Instructions for the task. Return, without pictures, the lines from the start of the data through the one that contains "13.89, 12.64, 9.78, 9.06, 11.36, 8.33, 11.84]".

Source excerpt.
::::

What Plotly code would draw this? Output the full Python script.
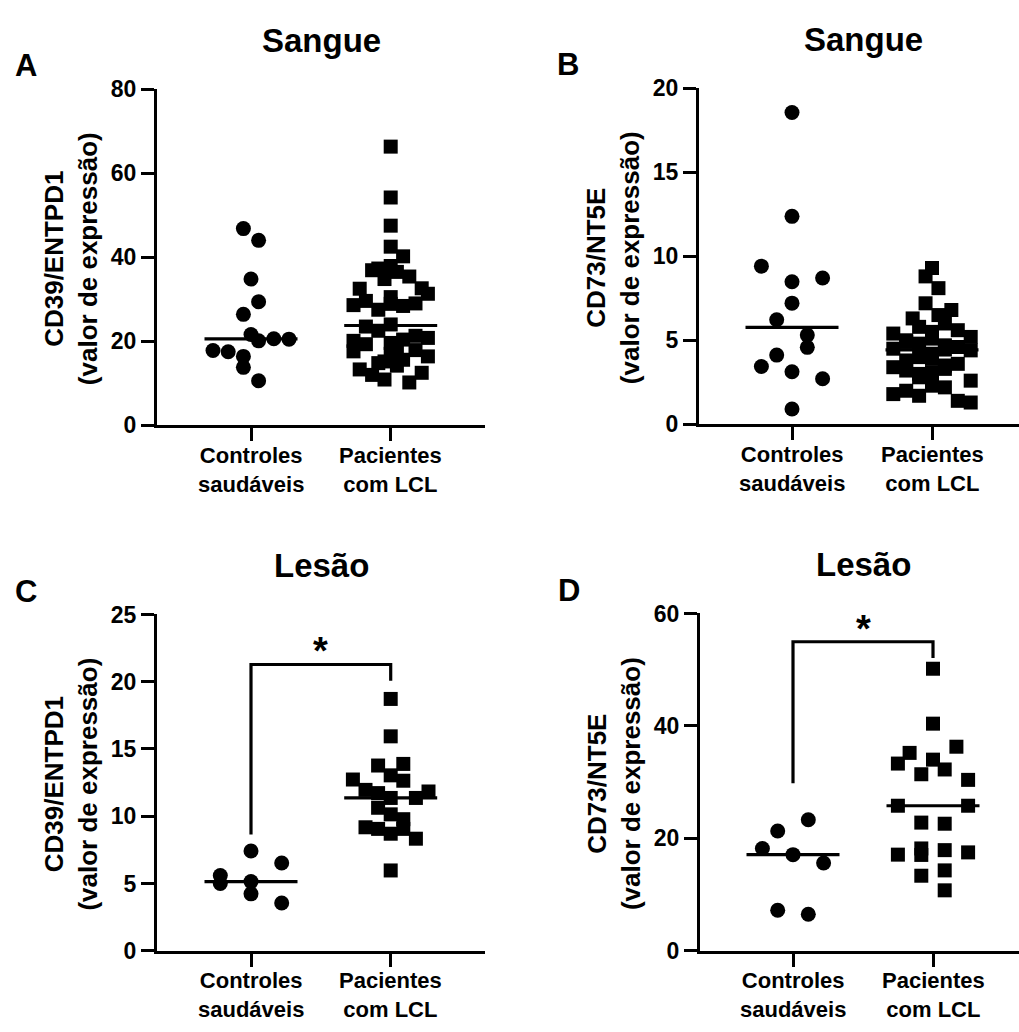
import numpy as np
import plotly.graph_objects as go

W, H = 1019, 1032
FONT = "Liberation Sans, Arial, Helvetica, sans-serif"

# ---------------- data ----------------
cat_labels = ["Controles<br>saudáveis", "Pacientes<br>com LCL"]

# A - Sangue, CD39/ENTPD1
a_controles = [17.8, 17.5, 46.8, 26.4, 16.4, 13.8, 34.8, 21.6,
               44.0, 29.4, 20.1, 10.6, 20.6, 20.5]
a_pacientes = [32.5,
               28.6, 20.1, 17.6, 37.3,
               36.9, 29.6, 23.5, 19.3, 14.8,
               42.5, 27.5, 22.5, 17.0, 13.3, 12.0,
               66.3, 54.2, 47.5, 37.9, 34.8, 24.0, 20.4, 15.6, 10.9,
               40.2, 30.5, 21.3, 17.9, 14.2, 10.2,
               36.5, 35.4, 28.4, 20.8, 16.4, 12.5,
               32.6, 29.0, 19.6, 15.2,
               31.3, 28.9, 17.8]

# B - Sangue, CD73/NT5E
b_controles = [9.41, 3.44, 6.22, 4.12, 18.55, 12.37, 8.48, 7.21, 3.13, 0.91,
               5.31, 4.58, 8.70, 2.71]
b_pacientes = [4.5, 3.8,
               5.4, 6.3, 4.0, 3.4, 1.8, 2.0, 3.2,
               8.8, 7.2, 5.0, 3.0, 2.5, 1.7, 4.2, 5.8, 2.3, 4.45,
               9.3, 6.5, 3.3, 2.2, 1.4, 8.1, 3.6, 2.6, 5.1,
               6.0, 5.6, 4.6, 4.4, 2.8, 1.3, 4.9, 3.1, 6.8, 5.2, 3.5, 5.5,
               4.8, 3.9, 4.7, 4.6]

# C - Lesão, CD39/ENTPD1
c_controles = [5.6, 7.42, 6.52, 5.0, 5.14, 3.55, 4.23]
c_pacientes = [12.73, 11.96, 9.18, 13.77, 11.72, 10.63, 9.06,
               18.72, 15.94, 13.04, 11.36, 10.14, 8.70, 5.97,
               13.89, 12.64, 9.78, 9.06, 11.36, 8.33, 11.84]

# D - Lesão, CD73/NT5E
d_controles = [18.2, 17.1, 15.6, 21.3, 23.3, 7.2, 6.5]
d_pacientes = [33.3, 25.8, 17.1, 35.2, 31.4, 22.8, 18.2, 17.05, 13.35,
               50.17, 40.4, 34.0, 32.25, 22.6, 17.9, 14.3, 10.75,
               36.3, 30.4, 25.8, 17.5]

# significance brackets: (left end, top, right end) in y units
c_bracket = [8.64, 21.28, 20.07]
d_bracket = [29.8, 54.97, 52.07]
c_star_y = 22.9
d_star_y = 58.6

titles = ["Sangue", "Sangue", "Lesão", "Lesão"]
letters = ["A", "B", "C", "D"]
ytitles = ["CD39/ENTPD1<br>(valor de expressão)",
           "CD73/NT5E<br>(valor de expressão)",
           "CD39/ENTPD1<br>(valor de expressão)",
           "CD73/NT5E<br>(valor de expressão)"]
yticks = [[0, 20, 40, 60, 80], [0, 5, 10, 15, 20],
          [0, 5, 10, 15, 20, 25], [0, 20, 40, 60]]

# ---------------- layout geometry (pixels) ----------------
# left, right, top, bottom of plot area; category centres
panels = [
    dict(box=(157, 485, 78, 423), cats=(251, 390.7)),
    dict(box=(699, 1019, 77, 422), cats=(792, 932)),
    dict(box=(157, 485, 617, 962), cats=(251, 390.7)),
    dict(box=(700, 1019, 616, 962), cats=(793, 933)),
]
series = [
    (a_controles, a_pacientes),
    (b_controles, b_pacientes),
    (c_controles, c_pacientes),
    (d_controles, d_pacientes),
]
# swarm style per series: (row height px, max per row, slot spacing px)
swarm_style = [
    ((19.5, 7, 15.2), (19.5, 7, 12.4)),
    ((19.5, 7, 30.6), (19.5, 7, 12.9)),
    ((60, 3, 30.7), (19.5, 7, 12.6)),
    ((48, 3, 30.6), (19.5, 7, 23.4)),
]


def swarm_offsets(values, px_per_unit, row_px, max_per_row, spacing):
    n = len(values)
    order = sorted(range(n), key=lambda i: (values[i], i))
    rows, cur, start = [], [], None
    for i in order:
        if cur and (values[i] - start) * px_per_unit > row_px:
            rows.append(cur)
            cur = []
        if not cur:
            start = values[i]
        cur.append(i)
    if cur:
        rows.append(cur)
    off = [0.0] * n
    for row in rows:
        row = sorted(row)
        for k in range(0, len(row), max_per_row):
            chunk = row[k:k + max_per_row]
            m = len(chunk)
            for j, i in enumerate(chunk):
                off[i] = (j - (m - 1) / 2) * spacing
    return off


fig = go.Figure()
annotations = []
LW = 3.2

for p, panel in enumerate(panels):
    left, right, top, bottom = panel["box"]
    c0, c1 = panel["cats"]
    kx = c1 - c0
    xr = [-(c0 - left) / kx, -(c0 - left) / kx + (right - left) / kx]
    ymax = yticks[p][-1]
    ky = (bottom - top) / ymax
    sfx = "" if p == 0 else str(p + 1)
    xa, ya = "x" + sfx, "y" + sfx

    axis_common = dict(showline=True, linewidth=LW, linecolor="black",
                       ticks="outside", ticklen=13, tickwidth=LW,
                       tickcolor="black", showgrid=False, zeroline=False,
                       fixedrange=True)
    fig.update_layout(**{
        "xaxis" + sfx: dict(domain=[left / W, right / W], range=xr,
                            tickvals=[0, 1], showticklabels=False,
                            anchor=ya, **axis_common),
        "yaxis" + sfx: dict(domain=[1 - bottom / H, 1 - top / H],
                            range=[0, ymax], tickvals=yticks[p],
                            ticktext=[str(t) for t in yticks[p]],
                            tickfont=dict(family=FONT, size=23,
                                          color="black", weight="bold"),
                            anchor=xa, **axis_common),
    })

    for ci, vals in enumerate(series[p]):
        row_px, mpr, sp = swarm_style[p][ci]
        off = swarm_offsets(vals, ky, row_px, mpr, sp)
        xs = [ci + o / kx for o in off]
        fig.add_trace(go.Scatter(
            x=xs, y=vals, mode="markers", xaxis=xa, yaxis=ya,
            showlegend=False, cliponaxis=False, hoverinfo="y",
            marker=dict(symbol="circle" if ci == 0 else "square",
                        size=15 if ci == 0 else 14, color="black",
                        line=dict(width=0))))
        med = float(np.median(vals))
        hw = 46.5 / kx
        fig.add_trace(go.Scatter(
            x=[ci - hw, ci + hw], y=[med, med], mode="lines",
            xaxis=xa, yaxis=ya, showlegend=False, hoverinfo="skip",
            cliponaxis=False, line=dict(color="black", width=LW)))

        # two-line category label below the tick
        annotations.append(dict(
            x=ci, xref=xa, y=1 - (bottom + 45.5) / H, yref="paper",
            text=cat_labels[ci], showarrow=False, xanchor="center",
            yanchor="middle",
            font=dict(family=FONT, size=22, color="black", weight="bold")))

    # titles, letters, y titles
    cx = (left + 485) / 2 if p in (0, 2) else (left + 1027) / 2
    annotations.append(dict(
        x=cx / W, y=1 - (top - 50) / H, xref="paper", yref="paper",
        text=titles[p], showarrow=False, xanchor="center", yanchor="middle",
        font=dict(family=FONT, size=33, color="black", weight="bold")))
    annotations.append(dict(
        x=(left - 131) / W, y=1 - (top - 24) / H, xref="paper", yref="paper",
        text=letters[p], showarrow=False, xanchor="center", yanchor="middle",
        font=dict(family=FONT, size=31, color="black", weight="bold")))
    annotations.append(dict(
        x=(left - 86) / W, y=1 - ((top + bottom) / 2 + 2) / H,
        xref="paper", yref="paper", text=ytitles[p], showarrow=False,
        textangle=-90, xanchor="center", yanchor="middle",
        font=dict(family=FONT, size=26, color="black", weight="bold")))

# significance brackets
for p, br, sy in ((2, c_bracket, c_star_y), (3, d_bracket, d_star_y)):
    sfx = str(p + 1)
    fig.add_trace(go.Scatter(
        x=[0, 0, 1, 1], y=[br[0], br[1], br[1], br[2]], mode="lines",
        xaxis="x" + sfx, yaxis="y" + sfx, showlegend=False,
        hoverinfo="skip", cliponaxis=False,
        line=dict(color="black", width=LW)))
    annotations.append(dict(
        x=0.5, y=sy, xref="x" + sfx, yref="y" + sfx, text="*",
        showarrow=False, xanchor="center", yanchor="middle", yshift=-8,
        font=dict(family=FONT, size=38, color="black", weight="bold")))

fig.update_layout(
    width=W, height=H, margin=dict(l=0, r=0, t=0, b=0),
    paper_bgcolor="white", plot_bgcolor="white",
    annotations=annotations, showlegend=False,
    font=dict(family=FONT, color="black"),
)

fig.write_html(
    "out.html",
    config={"displayModeBar": False},
    post_script="document.body.style.margin='0';"
                "document.body.style.overflow='hidden';",
)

::::

Task solution.
What Plotly code would draw this? Output the full Python script.
import numpy as np
import plotly.graph_objects as go

W, H = 1019, 1032
FONT = "Liberation Sans, Arial, Helvetica, sans-serif"

# ---------------- data ----------------
cat_labels = ["Controles<br>saudáveis", "Pacientes<br>com LCL"]

# A - Sangue, CD39/ENTPD1
a_controles = [17.8, 17.5, 46.8, 26.4, 16.4, 13.8, 34.8, 21.6,
               44.0, 29.4, 20.1, 10.6, 20.6, 20.5]
a_pacientes = [32.5,
               28.6, 20.1, 17.6, 37.3,
               36.9, 29.6, 23.5, 19.3, 14.8,
               42.5, 27.5, 22.5, 17.0, 13.3, 12.0,
               66.3, 54.2, 47.5, 37.9, 34.8, 24.0, 20.4, 15.6, 10.9,
               40.2, 30.5, 21.3, 17.9, 14.2, 10.2,
               36.5, 35.4, 28.4, 20.8, 16.4, 12.5,
               32.6, 29.0, 19.6, 15.2,
               31.3, 28.9, 17.8]

# B - Sangue, CD73/NT5E
b_controles = [9.41, 3.44, 6.22, 4.12, 18.55, 12.37, 8.48, 7.21, 3.13, 0.91,
               5.31, 4.58, 8.70, 2.71]
b_pacientes = [4.5, 3.8,
               5.4, 6.3, 4.0, 3.4, 1.8, 2.0, 3.2,
               8.8, 7.2, 5.0, 3.0, 2.5, 1.7, 4.2, 5.8, 2.3, 4.45,
               9.3, 6.5, 3.3, 2.2, 1.4, 8.1, 3.6, 2.6, 5.1,
               6.0, 5.6, 4.6, 4.4, 2.8, 1.3, 4.9, 3.1, 6.8, 5.2, 3.5, 5.5,
               4.8, 3.9, 4.7, 4.6]

# C - Lesão, CD39/ENTPD1
c_controles = [5.6, 7.42, 6.52, 5.0, 5.14, 3.55, 4.23]
c_pacientes = [12.73, 11.96, 9.18, 13.77, 11.72, 10.63, 9.06,
               18.72, 15.94, 13.04, 11.36, 10.14, 8.70, 5.97,
               13.89, 12.64, 9.78, 9.06, 11.36, 8.33, 11.84]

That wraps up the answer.